Encantado pelos níveis de controle social propiciados pela pandemia, o regime chinês fracassou na missão de vacinação. Os imunizantes chineses, baseados em técnicas rotineiras, são menos eficazes que as revolucionárias vacinas ocidentais de RNA mensageiro (mRNA). Mas, por razões de prestígio, a China recusou-se a adquirir vacinas estrangeiras.

Os funcionários chineses conseguiram a proeza de testar cidades inteiras diariamente, em ciclos de lockdown. Contudo, não completaram o esquema vacinal de todos os cidadãos testados. Atualmente, apenas 68% do grupo etário com mais de 60 anos e cerca de 40% dos idosos de mais de 80 anos receberam três doses das vacinas anti-Covid. O resultado é que algo em torno de 250 milhões de chineses idosos permanecem vulneráveis a quadros graves de Covid-19.

 

Sem saída

A China enfrenta um difícil dilema. De um lado, a política de Covid-Zero tornou-se um fardo pesado demais. De outro, abandoná-la significa, potencialmente, abrir os portais para uma convulsão sanitária.

Covid-Zero é insustentável, tanto na esfera da economia quanto na da política. A economia chinesa patina num lodaçal de baixas taxas de crescimento devido ao congelamento parcial das atividades imposto pelos lockdowns. Desse modo, rompe-se o contrato social implícito que sustenta a ditadura: o intercâmbio de crescimento econômico e elevação da renda pelo monopólio de poder do Partido-Estado. Além disso, como mostraram os protestos de massa, o totalitarismo sanitário já não pode ser mantido sem o uso permanente de repressão violenta.

Desistir da estratégia de Covid-Zero?

Uma saída abrupta representaria o reconhecimento, internacional e doméstico, de um fracasso histórico. O regime, que se exibe como infalível, teria grande dificuldade para admitir que falhou.

Há mais que prestígio político em jogo. Justamente devido à estratégia de Covid-Zero, os chineses não experimentaram as ondas de infecções pelo coronavírus que conferiram alguma imunidade às populações de tantos outros países. Ao mesmo tempo, a vacinação incompleta e pouco eficaz deixa centenas de milhões de chineses suscetíveis ao risco de internação e óbito.

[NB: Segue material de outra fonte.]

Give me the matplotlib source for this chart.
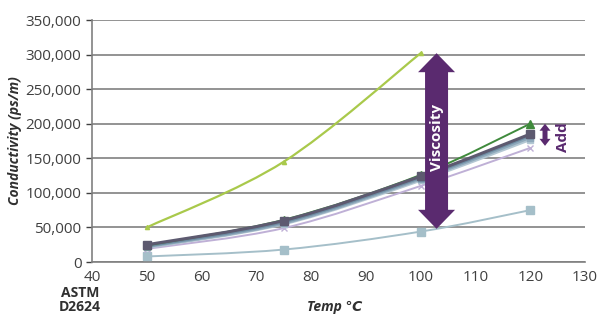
import numpy as np
import matplotlib
matplotlib.use("Agg")
import matplotlib.pyplot as plt
from matplotlib.path import Path
from matplotlib.patches import PathPatch, Polygon

# ---- data ----
temps_full = [50, 75, 100, 120]
temps_green = [50, 75, 100]
yellow_vals = [50000, 145000, 302000]
dkgreen_vals = [24000, 61000, 126000, 200000]
dkgray_vals = [25000, 60000, 124000, 185000]
blue1_vals = [23000, 58000, 122000, 183000]
blue2_vals = [22000, 56000, 120000, 180000]
blue3_vals = [21000, 55000, 118000, 177000]
lav_vals = [19000, 49000, 110000, 165000]
ltblue_vals = [8000, 18000, 44000, 75000]

xticks = [40, 50, 60, 70, 80, 90, 100, 110, 120, 130]
yticks = [0, 50000, 100000, 150000, 200000, 250000, 300000, 350000]

FONT = "Open Sans"
FAMS = ["Open Sans", "DejaVu Sans"]
TXT = "#404040"

fig = plt.figure(figsize=(6.03, 3.23), dpi=100)
ax = fig.add_axes([92/603, 1-262/323, (585-92)/603, (262-20)/323])
ax.set_xlim(40, 130)
ax.set_ylim(0, 350000)


def smooth_path(xs, ys):
    pts = np.column_stack([xs, ys]).astype(float)
    n = len(pts)
    verts = [pts[0]]
    codes = [Path.MOVETO]
    for i in range(n - 1):
        p_prev = pts[i - 1] if i > 0 else pts[i]
        p0 = pts[i]
        p1 = pts[i + 1]
        p_next = pts[i + 2] if i + 2 < n else pts[i + 1]
        c1 = p0 + (p1 - p_prev) / 6.0
        c2 = p1 - (p_next - p0) / 6.0
        verts += [c1, c2, p1]
        codes += [Path.CURVE4] * 3
    return Path(verts, codes)


def draw(xs, ys, color, lw, marker, ms, z):
    ax.add_patch(PathPatch(smooth_path(xs, ys), fill=False, edgecolor=color,
                           lw=lw, zorder=z, capstyle="round"))
    ax.plot(xs, ys, linestyle="none", marker=marker, ms=ms, color=color,
            mec=color, zorder=z + 0.1)


draw(temps_full, ltblue_vals, "#a5bfc9", 1.4, "s", 6, 3)
draw(temps_full, lav_vals, "#bfb0d6", 1.4, "x", 5, 3)
draw(temps_full, blue3_vals, "#b3c7d3", 2.0, "s", 5, 3)
draw(temps_full, blue2_vals, "#8fa9bb", 2.0, "s", 5, 3)
draw(temps_full, blue1_vals, "#6f8ea4", 2.0, "s", 5, 3)
draw(temps_full, dkgray_vals, "#5d5a70", 2.2, "s", 6, 4)
draw(temps_full, dkgreen_vals, "#3f8a3c", 1.4, "^", 6, 3.5)
draw(temps_green, yellow_vals, "#a9c94b", 1.6, "^", 3, 3)

# axes styling
ax.set_xticks(xticks)
ax.set_yticks(yticks)
ax.set_yticklabels([f"{v:,}" for v in yticks])
ax.tick_params(axis="both", labelsize=11, colors=TXT, length=4, width=1)
ax.tick_params(axis="x", length=0, pad=6)
for lab in ax.get_xticklabels() + ax.get_yticklabels():
    lab.set_fontfamily(FONT)
ax.grid(axis="y", color="#808080", lw=1.2, zorder=1)
ax.set_axisbelow(True)
for s in ["top", "right"]:
    ax.spines[s].set_visible(False)
ax.spines["left"].set_color("#808080")
ax.spines["bottom"].set_color("#808080")
ax.spines["left"].set_linewidth(1.2)
ax.spines["bottom"].set_linewidth(1.2)

ax.set_ylabel("Conductivity (ps/m)", fontsize=10, fontweight="bold", style="italic",
              color="#303030", family=FAMS, labelpad=3)
fig.text(335/603, 1-307/323, "Temp \u2103", fontsize=10, fontweight="bold", style="italic",
         color="#303030", family=FAMS, ha="center", va="center")
fig.text(80/603, 1-300/323, "ASTM\nD2624", fontsize=10, fontweight="bold",
         color="#303030", family=FAMS, ha="center", va="center", linespacing=1.0)


def double_arrow(xc, y0, y1, shaft, headw, headl, color):
    fig.canvas.draw()
    (px, py0) = ax.transData.transform((xc, y0))
    (_, py1) = ax.transData.transform((xc, y1))
    lo, hi = min(py0, py1), max(py0, py1)
    v = [
        (px, hi), (px + headw/2, hi - headl), (px + shaft/2, hi - headl),
        (px + shaft/2, lo + headl), (px + headw/2, lo + headl), (px, lo),
        (px - headw/2, lo + headl), (px - shaft/2, lo + headl),
        (px - shaft/2, hi - headl), (px - headw/2, hi - headl),
    ]
    v = fig.transFigure.inverted().transform(v)
    ax.add_artist(Polygon(v, closed=True, facecolor=color, edgecolor="none",
                          transform=fig.transFigure, zorder=10, clip_on=False))


PURPLE = "#5a2a6f"
double_arrow(102.9, 48000, 302000, 23, 37, 19, PURPLE)
double_arrow(122.7, 168000, 200000, 5, 11, 7, PURPLE)
ax.text(102.9, 180000, "Viscosity", rotation=90, color="white", fontsize=11,
        fontweight="bold", family=FAMS, ha="center", va="center", zorder=11)
ax.text(125.9, 180000, "Add", rotation=90, color=PURPLE, fontsize=11,
        fontweight="bold", family=FAMS, ha="center", va="center", zorder=11)

fig.savefig("out.png", dpi=100)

Segundo alguns modelos estatísticos, o levantamento completo das restrições sanitárias provocaria um pico de 45 milhões de casos diários de Covid-19, junto com a demanda de mais de 400 mil leitos de terapia intensiva (quase sete vezes a capacidade existente) e, em poucos meses, mais de 600 mil óbitos. Por isso, a rápida anulação das restrições sanitárias poderia provocar turbulências sociais ainda maiores, além de uma prolongada estagnação econômica.

Sistemas totalitários são capazes de agir celeremente em situações de emergência. Mas, ao contrário das democracias, tendem a adotar soluções insustentáveis, no horizonte de longo prazo. A saída costuma ser a violência estatal desenfreada.